Five-year government notes rose on Wednesday, sending the yield three basis points lower to 10.90 percent after a 13 basis-point jump the previous day. Russian local-currency debt has handed investors a 45 percent return in dollar terms this year, the most among emerging markets tracked by Bloomberg.

The Finance Ministry sold 15 billion rubles ($306 million) of floating-coupon bonds due January 2020, with demand more than two times what was offered. It sold 4.6 billion rubles of fixed-coupon May 2020 bonds out of 10 billion rubles offered at a 10.92 percent weighted-average yield.

“The ruble has strengthened well yesterday and today, and on top of that, people may be buying on expectations of further rate cuts,” Olga Sterina, an analyst at UralSib Capital, said in e-mailed comments. “The yield may turn single-digit soon.”

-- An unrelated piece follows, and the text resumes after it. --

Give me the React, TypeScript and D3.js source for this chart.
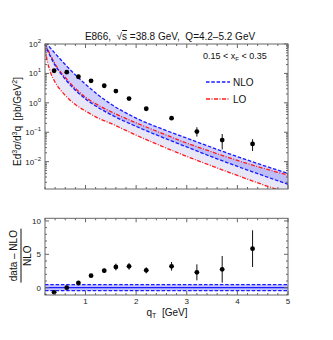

This is the first time in 12 auctions the Finance Ministry failed to sell out the offered amount. Given the demand was 13.6 billion rubles, the Ministry may have been reluctant to offer a premium to the secondary market, Sterina said.

‘Border Territory’

Government officials voiced concern in April about the ruble’s gains, while the central bank raised the cost of dollars it provides at repurchase auctions to curb bets on further currency appreciation.

“New verbal interventions and higher rates on foreign currency loans from the central bank are very possible,” Vladimir Miklashevsky, a strategist at Danske Bank A/S in Helsinki, said by e-mail.

Preferred shares of OAO Surgutneftegas jumped 2.8 percent to 38.55 rubles as the benchmark Micex stock index retreated 1 percent to 1,687.10. The oil producer said it’s not in talks to acquire a stake in OAO Rosneft.

OAO Novolipetsk Steel, Russia’s largest steelmaker, dropped 2.5 percent to 70.90 rubles. The European Union imposed tariffs as high as 35.9 percent on electrical steel from the U.S., Russia, Japan, China and South Korea, seeking to curb competition for producers in the EU.